I submitted a story to digg about global banking which went hot, which I didn’t expect as there were no pictures of Megan Fox or explosions. But it got a front page no problem, which raises the question, do certain sites on digg get an artificial bump to the front page?
But lets leave aside the fact that digg loves the multi million dollar publishing companies whilst it loves to dump on little Jonny’s blog about the new AJAX/PHP trick. We might come back to that later.
So when I submitted the FT.com you could read the story, when you go to it now it gives a snippet and asks you to register for free.
Here is the url btw,
Oh look, it’s throwing up digg.com as the referer. My ADD kicked in before I could decode the url, if anyone wants to show off in the comments, go for it.
So, why is this bad?
It makes me think twice about submitting the FT to any social bookmarking site and I don’t think it motivated other diggers to submit in future.
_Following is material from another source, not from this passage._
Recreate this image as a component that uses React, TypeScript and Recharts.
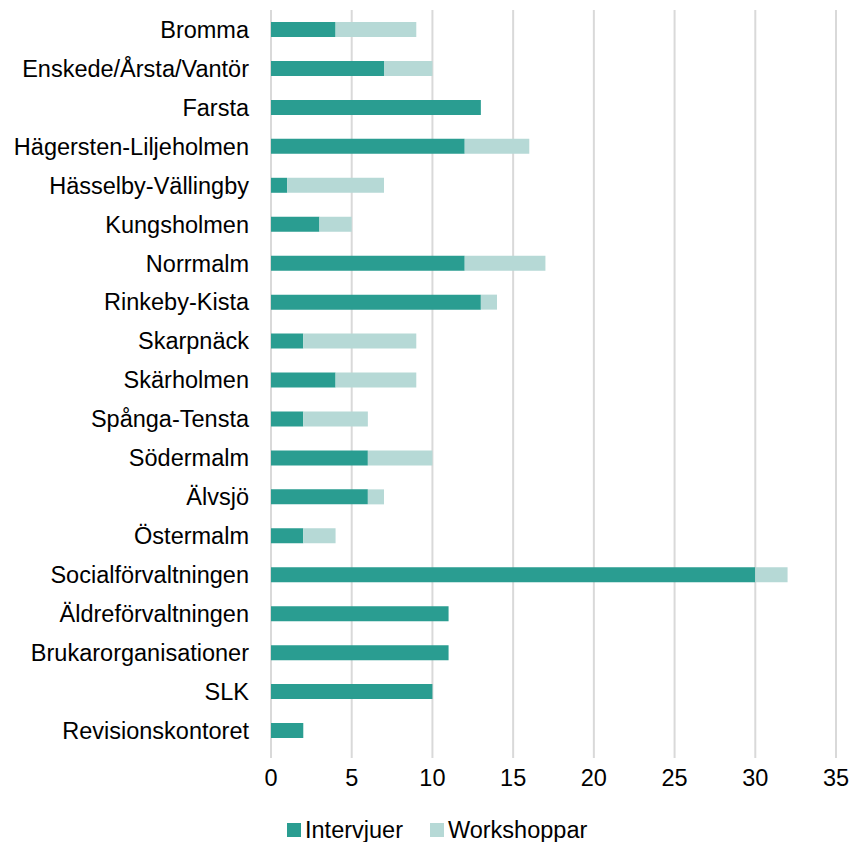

What would I say to the FT.com if they hired me as a consultant?
If you know the traffic is coming from digg, set it up so that they do not have to register. Why? Diggers are probably not going to register anyway and make link to that page. Hit all other traffic with the subscription page.
Publishers should not be giving stuff away for free unless they get something from it, so FT is doing the right thing with the sub page, but in the wrong way. It would benefit more by letting diggers access it’s content than it would get from what I presume is a teeny tiny amount of subscribers it gets from a digg front page.
Just a teeny tiny tweak would increase their bottom line, c’mon guys it’s not like this is rocket science.